— Job —
Print all of the lines exactly. Any picture among them stays out.
== Data excerpt ==
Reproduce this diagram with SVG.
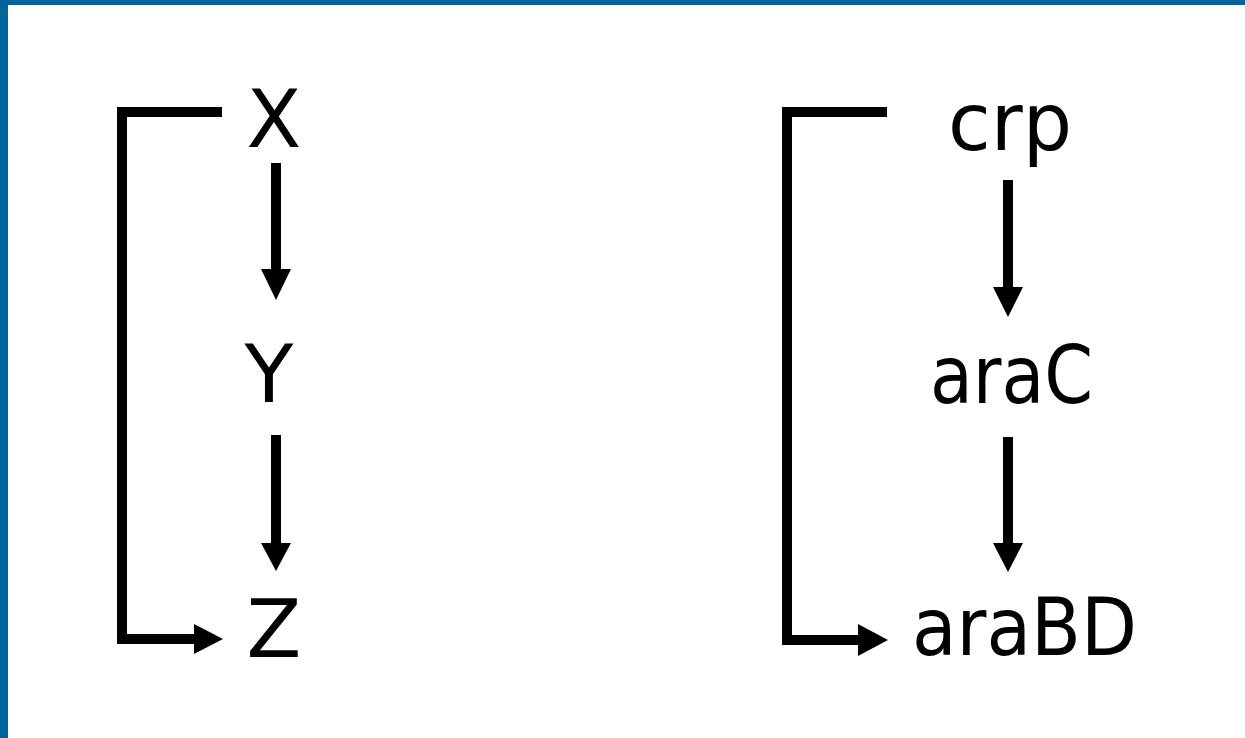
<svg xmlns="http://www.w3.org/2000/svg" width="1245" height="738" viewBox="0 0 1245 738">
  <style>
    .label { font-family: "Comic Sans MS", "DejaVu Sans", "Liberation Sans", sans-serif; font-size: 80px; fill: #000; }
    .wire { fill: none; stroke: #000; stroke-width: 10; stroke-linejoin: miter; stroke-linecap: butt; }
    .head { fill: #000; }
  </style>

  <!-- page background and frame -->
  <rect x="0" y="0" width="1245" height="738" fill="#ffffff"/>
  <rect x="0" y="0" width="1245" height="5" fill="#006699"/>
  <rect x="0" y="0" width="8" height="738" fill="#006699"/>

  <!-- connectors -->
  <g id="connectors">
    <!-- left motif: X -> Y -> Z, plus X -> Z -->
    <line class="wire" x1="276" y1="163" x2="276" y2="270"/>
    <polygon class="head" points="261,269 291,269 276,300"/>
    <line class="wire" x1="276" y1="435" x2="276" y2="544"/>
    <polygon class="head" points="261,543 291,543 276,571"/>
    <polyline class="wire" points="222,112 122,112 122,639 195,639"/>
    <polygon class="head" points="194,624 194,654 223,639"/>

    <!-- right motif: crp -> araC -> araBD, plus crp -> araBD -->
    <line class="wire" x1="1008" y1="180" x2="1008" y2="288"/>
    <polygon class="head" points="993,287 1023,287 1008,317"/>
    <line class="wire" x1="1008" y1="437" x2="1008" y2="544"/>
    <polygon class="head" points="993,543 1023,543 1008,572"/>
    <polyline class="wire" points="887,112 787,112 787,640 859,640"/>
    <polygon class="head" points="858,624 858,656 888,640"/>
  </g>

  <!-- nodes -->
  <g id="node-X"><text class="label" x="274" y="147" text-anchor="middle">X</text></g>
  <g id="node-Y"><text class="label" x="269" y="402" text-anchor="middle">Y</text></g>
  <g id="node-Z"><text class="label" x="274" y="657" text-anchor="middle">Z</text></g>

  <g id="node-crp"><text class="label" x="948" y="150" textLength="124" lengthAdjust="spacingAndGlyphs">crp</text></g>
  <g id="node-araC"><text class="label" x="930" y="403" textLength="163" lengthAdjust="spacingAndGlyphs">araC</text></g>
  <g id="node-araBD"><text class="label" x="912" y="655" textLength="225" lengthAdjust="spacingAndGlyphs">araBD</text></g>
</svg>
===
— Finished exercise —
Reproduce this diagram with SVG.
<svg xmlns="http://www.w3.org/2000/svg" width="1245" height="738" viewBox="0 0 1245 738">
  <style>
    .label { font-family: "Comic Sans MS", "DejaVu Sans", "Liberation Sans", sans-serif; font-size: 80px; fill: #000; }
    .wire { fill: none; stroke: #000; stroke-width: 10; stroke-linejoin: miter; stroke-linecap: butt; }
    .head { fill: #000; }
  </style>

  <!-- page background and frame -->
  <rect x="0" y="0" width="1245" height="738" fill="#ffffff"/>
  <rect x="0" y="0" width="1245" height="5" fill="#006699"/>
  <rect x="0" y="0" width="8" height="738" fill="#006699"/>

  <!-- connectors -->
  <g id="connectors">
    <!-- left motif: X -> Y -> Z, plus X -> Z -->
    <line class="wire" x1="276" y1="163" x2="276" y2="270"/>
    <polygon class="head" points="261,269 291,269 276,300"/>
    <line class="wire" x1="276" y1="435" x2="276" y2="544"/>
    <polygon class="head" points="261,543 291,543 276,571"/>
    <polyline class="wire" points="222,112 122,112 122,639 195,639"/>
    <polygon class="head" points="194,624 194,654 223,639"/>

    <!-- right motif: crp -> araC -> araBD, plus crp -> araBD -->
    <line class="wire" x1="1008" y1="180" x2="1008" y2="288"/>
    <polygon class="head" points="993,287 1023,287 1008,317"/>
    <line class="wire" x1="1008" y1="437" x2="1008" y2="544"/>
    <polygon class="head" points="993,543 1023,543 1008,572"/>
    <polyline class="wire" points="887,112 787,112 787,640 859,640"/>
    <polygon class="head" points="858,624 858,656 888,640"/>
  </g>

  <!-- nodes -->
  <g id="node-X"><text class="label" x="274" y="147" text-anchor="middle">X</text></g>
  <g id="node-Y"><text class="label" x="269" y="402" text-anchor="middle">Y</text></g>
  <g id="node-Z"><text class="label" x="274" y="657" text-anchor="middle">Z</text></g>

  <g id="node-crp"><text class="label" x="948" y="150" textLength="124" lengthAdjust="spacingAndGlyphs">crp</text></g>
  <g id="node-araC"><text class="label" x="930" y="403" textLength="163" lengthAdjust="spacingAndGlyphs">araC</text></g>
  <g id="node-araBD"><text class="label" x="912" y="655" textLength="225" lengthAdjust="spacingAndGlyphs">araBD</text></g>
</svg>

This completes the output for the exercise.